Since those involved with this project found it so important to give Ms. Keller her two senses, I thought I would give my two  cents too!

How Are You Using Twitter!?

Thursday, February 12th, 2009

For quite some time now I have been reading and listening to various Tech blogs and podcasts talking about Twitter. The conversation seems to focus on how Twitter can be used for various purposes.


I decided to try it after listening to a SeroTalk podcast on social media. I think I have a way to go before I figure out how or if it would work for me. Am I just trying to be on the bandwagon? Maybe. I do get frustrated hearing about all of the new ways people are putting technology to work and feeling a little out of the loop often because of accessibility issues. Especially since I was once an early adopter.


The NY Times has an article titled "Twitter Is What You Make It." Among other things the author explains that it’s ok to use Twitter anyway you see fit. In fact, it’s even cool not to use it. I know this seems sort of obvious, but I’m sure I am not the only one who feels as though they are being left behind when it comes to tech.


Ahhh, who am I kidding, this post is really just a way to find more folks on Twitter. If you’re on, let me know. Follow my tweets (right now, not very frequent – it feels like I’m talking to myself).

BC Update:Still no response…

Sunday, April 27th, 2008

I still have not heard anything from the folks at Blog Carnival regarding their use of a visual only CAPTCHA.

In addition to Lon who is hosting the Assistive Technology Blog Carnival, Penny from the Disabilities Carnival is aware of the issue and I hope will spread the word among other disability bloggers.

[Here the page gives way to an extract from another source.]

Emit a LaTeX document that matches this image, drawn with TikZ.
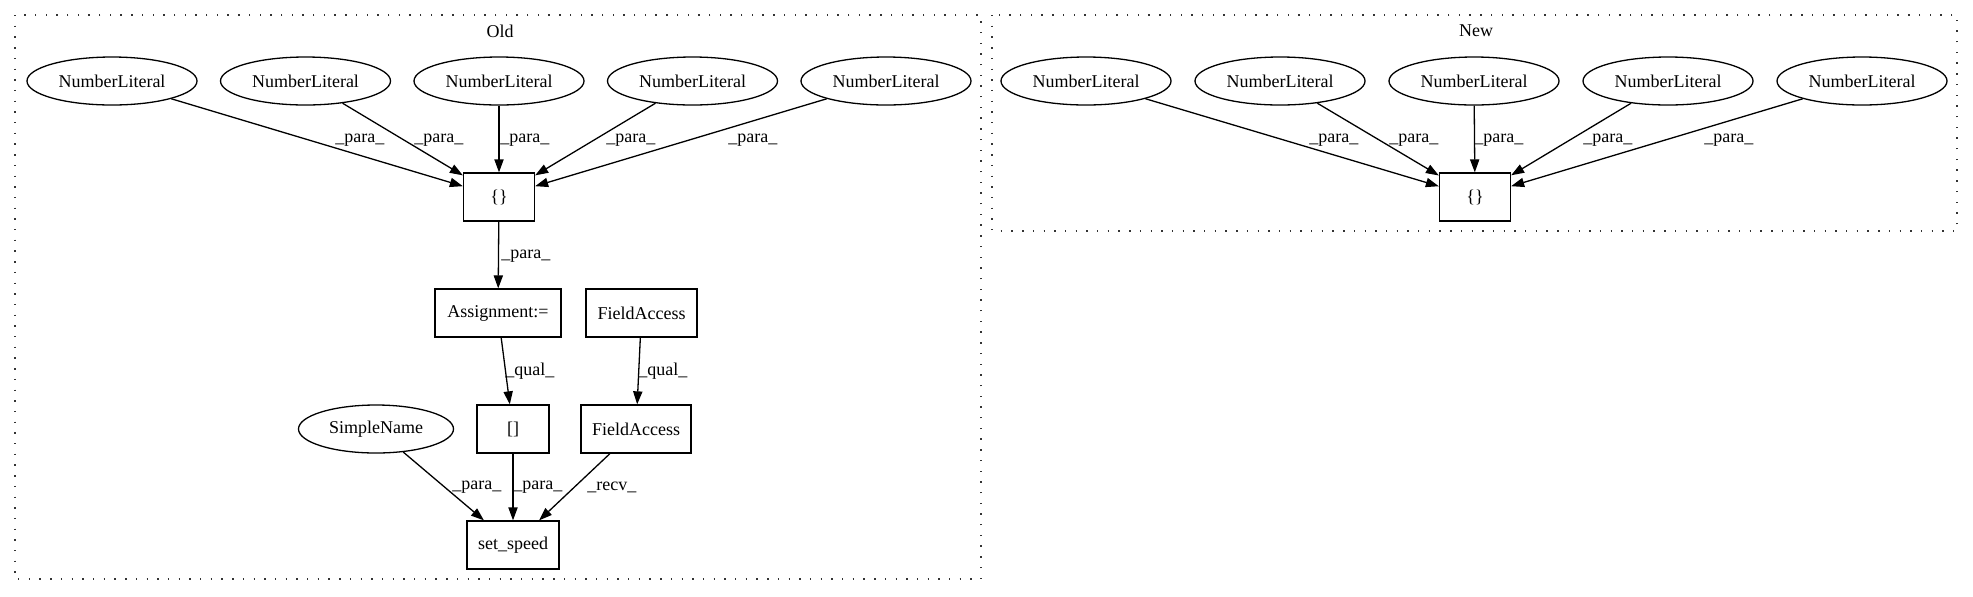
\documentclass[tikz,border=0pt]{standalone}
\usepackage{fontspec}
\setmainfont{Liberation Serif}
\usetikzlibrary{shapes.geometric,arrows.meta}

\begin{document}
\begin{tikzpicture}
		[x={(0.5pt,0)}, y={(0,-0.5pt)},
		font=\fontsize{9pt}{10pt}\selectfont,
		lit/.style ={ellipse, draw=black, line width=0.65pt, inner sep=0pt, minimum width=85pt, minimum height=24pt},
		block/.style ={rectangle, draw=black, line width=0.65pt, inner sep=0pt, minimum height=24pt},
		line/.style ={draw, line width=0.65pt, -{Triangle[length=6.5pt,width=4.6pt]}},
		cluster/.style ={draw=black!80, line width=0.6pt, dash pattern=on 0.7pt off 4.65pt},
		lab/.style = {anchor=west, inner sep=0pt},
		]
		\useasboundingbox (0,0) rectangle (1973,596);

		% clusters
		\draw[cluster] (15,15) rectangle (981,579);
		\draw[cluster] (992,15) rectangle (1957,231);
		\draw (500,31) node (TOld) {Old};
		\draw (1476,31) node (TNew) {New};

		% old
		\draw (112,81) node[lit] (O1) {NumberLiteral};
		\draw (305.5,81) node[lit] (O2) {NumberLiteral};
		\draw (499,81) node[lit] (O3) {NumberLiteral};
		\draw (692.5,81) node[lit] (O4) {NumberLiteral};
		\draw (886,81) node[lit] (O5) {NumberLiteral};
		\draw (499,197) node[block, minimum width=35.5pt] (OB) {\{\}};
		\draw (498,313) node[block, minimum width=63pt] (AS) {Assignment:=};
		\draw (641.5,313) node[block, minimum width=55.5pt] (FA1) {FieldAccess};
		\draw (376,429) node[lit, minimum width=77.5pt] (SN) {SimpleName};
		\draw (513,429) node[block, minimum width=36pt] (AR) {[]};
		\draw (636,429) node[block, minimum width=55pt] (FA2) {FieldAccess};
		\draw (513,545) node[block, minimum width=46pt] (SP) {set\_speed};

		% new
		\draw (1086,81) node[lit] (N1) {NumberLiteral};
		\draw (1280,81) node[lit] (N2) {NumberLiteral};
		\draw (1474,81) node[lit] (N3) {NumberLiteral};
		\draw (1668,81) node[lit] (N4) {NumberLiteral};
		\draw (1862,81) node[lit] (N5) {NumberLiteral};
		\draw (1475,197) node[block, minimum width=35.5pt] (NB) {\{\}};

		\path[line]
		(O1) edge (OB)
		(O2) edge (OB)
		(O3) edge (OB)
		(O4) edge (OB)
		(O5) edge (OB)
		(OB) edge (AS)
		(AS) edge (AR)
		(FA1) edge (FA2)
		(SN) edge (SP)
		(AR) edge (SP)
		(FA2) edge (SP)
		(N1) edge (NB)
		(N2) edge (NB)
		(N3) edge (NB)
		(N4) edge (NB)
		(N5) edge (NB);

		% edge labels
		\foreach \x in {335,414,500,606,728,1309,1389,1474,1583,1704}
			\draw (\x,140) node[lab] {\_para\_};
		\draw (501,256) node[lab] {\_para\_};
		\draw (505,371) node[lab] {\_qual\_};
		\draw (638,371) node[lab] {\_qual\_};
		\draw (452,487) node[lab] {\_para\_};
		\draw (513,487) node[lab] {\_para\_};
		\draw (587,487) node[lab] {\_recv\_};
	\end{tikzpicture}
\end{document}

Below is this week’s email to Blog Carnival. I guess I will have to keep up a weekly email until BC decides to respond or make the form accessible.

You should be aware that this is the fourth time I am writing to you regarding the inaccessibility of your submission form. This form requires the user to complete a visual only CAPTCHA in order to complete the submission process.

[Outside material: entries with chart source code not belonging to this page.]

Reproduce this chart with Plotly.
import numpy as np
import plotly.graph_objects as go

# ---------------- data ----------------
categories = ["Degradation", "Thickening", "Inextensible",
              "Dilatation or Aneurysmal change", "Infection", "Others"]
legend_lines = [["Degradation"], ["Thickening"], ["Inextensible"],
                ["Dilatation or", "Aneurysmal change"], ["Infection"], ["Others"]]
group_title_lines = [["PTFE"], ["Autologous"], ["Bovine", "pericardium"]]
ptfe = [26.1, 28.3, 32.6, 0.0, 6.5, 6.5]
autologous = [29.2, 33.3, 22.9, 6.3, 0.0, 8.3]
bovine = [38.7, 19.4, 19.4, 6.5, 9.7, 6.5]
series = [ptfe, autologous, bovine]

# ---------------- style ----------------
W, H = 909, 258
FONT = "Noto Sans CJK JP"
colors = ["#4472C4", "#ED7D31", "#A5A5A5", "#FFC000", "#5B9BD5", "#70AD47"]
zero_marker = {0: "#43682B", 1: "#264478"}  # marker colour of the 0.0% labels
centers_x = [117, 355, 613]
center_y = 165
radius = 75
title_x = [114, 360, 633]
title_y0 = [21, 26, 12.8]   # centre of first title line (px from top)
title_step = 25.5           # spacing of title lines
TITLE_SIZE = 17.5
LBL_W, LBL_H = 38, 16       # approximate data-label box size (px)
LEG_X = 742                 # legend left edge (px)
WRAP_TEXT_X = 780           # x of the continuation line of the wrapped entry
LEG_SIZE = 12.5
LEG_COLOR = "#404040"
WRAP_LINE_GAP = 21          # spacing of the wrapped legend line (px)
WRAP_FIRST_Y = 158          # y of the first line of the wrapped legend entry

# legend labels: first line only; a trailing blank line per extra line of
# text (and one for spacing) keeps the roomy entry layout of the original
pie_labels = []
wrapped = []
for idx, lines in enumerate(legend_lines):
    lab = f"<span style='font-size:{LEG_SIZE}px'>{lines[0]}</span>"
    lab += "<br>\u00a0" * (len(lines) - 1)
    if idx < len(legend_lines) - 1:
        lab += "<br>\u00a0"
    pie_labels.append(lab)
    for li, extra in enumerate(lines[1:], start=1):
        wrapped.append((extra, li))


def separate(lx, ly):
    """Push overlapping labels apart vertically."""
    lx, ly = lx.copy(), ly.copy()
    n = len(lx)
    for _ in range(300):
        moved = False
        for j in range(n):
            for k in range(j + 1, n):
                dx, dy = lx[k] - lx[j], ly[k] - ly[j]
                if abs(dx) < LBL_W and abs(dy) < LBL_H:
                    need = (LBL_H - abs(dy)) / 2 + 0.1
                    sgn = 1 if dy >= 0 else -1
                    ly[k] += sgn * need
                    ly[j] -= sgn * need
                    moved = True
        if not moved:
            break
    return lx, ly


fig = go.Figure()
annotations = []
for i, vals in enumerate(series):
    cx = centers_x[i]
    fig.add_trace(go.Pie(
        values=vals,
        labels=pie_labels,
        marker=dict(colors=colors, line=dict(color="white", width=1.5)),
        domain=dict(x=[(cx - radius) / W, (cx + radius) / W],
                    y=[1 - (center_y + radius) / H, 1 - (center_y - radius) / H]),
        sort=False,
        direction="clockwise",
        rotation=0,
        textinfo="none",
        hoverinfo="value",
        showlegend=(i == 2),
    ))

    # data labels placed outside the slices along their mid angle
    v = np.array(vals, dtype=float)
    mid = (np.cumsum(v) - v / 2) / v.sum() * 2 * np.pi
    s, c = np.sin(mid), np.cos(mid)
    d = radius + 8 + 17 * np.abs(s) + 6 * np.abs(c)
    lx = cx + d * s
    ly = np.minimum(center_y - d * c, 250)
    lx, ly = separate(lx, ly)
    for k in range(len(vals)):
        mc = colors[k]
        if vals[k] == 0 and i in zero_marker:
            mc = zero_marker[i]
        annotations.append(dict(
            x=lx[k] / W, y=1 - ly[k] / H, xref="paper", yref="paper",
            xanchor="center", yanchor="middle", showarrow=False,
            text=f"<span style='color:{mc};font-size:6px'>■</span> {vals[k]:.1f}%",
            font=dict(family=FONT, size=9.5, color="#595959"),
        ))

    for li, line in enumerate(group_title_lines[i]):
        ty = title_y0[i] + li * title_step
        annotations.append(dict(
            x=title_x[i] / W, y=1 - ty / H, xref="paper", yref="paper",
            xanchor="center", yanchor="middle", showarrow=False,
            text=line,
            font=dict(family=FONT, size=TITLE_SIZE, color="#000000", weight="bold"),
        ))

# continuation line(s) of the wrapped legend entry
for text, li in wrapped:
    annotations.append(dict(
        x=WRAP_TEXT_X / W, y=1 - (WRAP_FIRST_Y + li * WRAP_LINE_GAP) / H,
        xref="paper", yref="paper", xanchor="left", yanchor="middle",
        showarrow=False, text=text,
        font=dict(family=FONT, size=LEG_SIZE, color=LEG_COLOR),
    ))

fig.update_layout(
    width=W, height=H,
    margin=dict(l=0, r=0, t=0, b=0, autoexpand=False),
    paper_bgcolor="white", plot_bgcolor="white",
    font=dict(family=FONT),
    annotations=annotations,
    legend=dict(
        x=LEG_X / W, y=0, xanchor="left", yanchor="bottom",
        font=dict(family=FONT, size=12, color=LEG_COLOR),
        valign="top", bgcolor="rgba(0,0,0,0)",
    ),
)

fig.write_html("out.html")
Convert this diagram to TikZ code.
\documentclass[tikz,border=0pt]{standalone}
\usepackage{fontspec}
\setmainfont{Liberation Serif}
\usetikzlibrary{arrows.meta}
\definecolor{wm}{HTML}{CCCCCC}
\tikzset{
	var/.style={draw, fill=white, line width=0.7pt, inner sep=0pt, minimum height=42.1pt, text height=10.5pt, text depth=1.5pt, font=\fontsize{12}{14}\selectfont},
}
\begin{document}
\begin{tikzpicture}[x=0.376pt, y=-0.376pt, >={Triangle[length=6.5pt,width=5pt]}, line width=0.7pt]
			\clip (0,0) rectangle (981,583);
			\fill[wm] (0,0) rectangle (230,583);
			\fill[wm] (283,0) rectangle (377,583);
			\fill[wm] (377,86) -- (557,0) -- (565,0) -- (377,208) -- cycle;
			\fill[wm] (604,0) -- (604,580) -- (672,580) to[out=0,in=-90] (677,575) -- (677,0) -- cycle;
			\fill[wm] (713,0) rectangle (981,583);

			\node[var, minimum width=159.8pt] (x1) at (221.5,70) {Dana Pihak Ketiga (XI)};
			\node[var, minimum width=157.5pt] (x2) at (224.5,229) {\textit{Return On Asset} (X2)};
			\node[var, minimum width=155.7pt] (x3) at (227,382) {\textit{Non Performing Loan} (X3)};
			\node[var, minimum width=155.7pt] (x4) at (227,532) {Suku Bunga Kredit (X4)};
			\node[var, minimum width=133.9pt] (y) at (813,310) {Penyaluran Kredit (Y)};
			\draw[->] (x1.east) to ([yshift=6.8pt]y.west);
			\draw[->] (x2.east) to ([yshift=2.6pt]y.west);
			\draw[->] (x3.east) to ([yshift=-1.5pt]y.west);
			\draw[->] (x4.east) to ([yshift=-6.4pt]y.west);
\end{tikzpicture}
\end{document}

As a computer user who is blind, I am unable to complete the process independently.

Others in the visually impaired and blind community have written to you requesting a change.  Most often, in cases of inaccessibility based on visual CAPTCHA’s, the issue is based simply on an inexperience and ignorance to the problem these graphic only tests cause people who are visually impaired and blind. However, the refusal to acknowledge is sending a much different message. Blog Carnival is essentially saying to the blind community that they are not wanted on this site and the inability to use it is not a concern.

The accommodations that can be made to allow independent  submissions are readily available and have been pointed out by myself and others.

You should be aware that individual blog carnival hosts have been contacted and are planning to remove their carnivals if BC does not respond to the request.

I will continue emailing and blogging on this subject until I hear from someone in the BC management. In addition, I will continue informing current BC customers about BC’s unwillingness to work with the blind community.


WebAnywhere – A screen reader on the go

Saturday, April 26th, 2008

I’m looking forward to reading more about this open source screen reader.


WebAnywhere runs on any machine regardless of what operating system it is running and regardless of what browsers are installed. This is its advantage over existing products like SA-to-Go.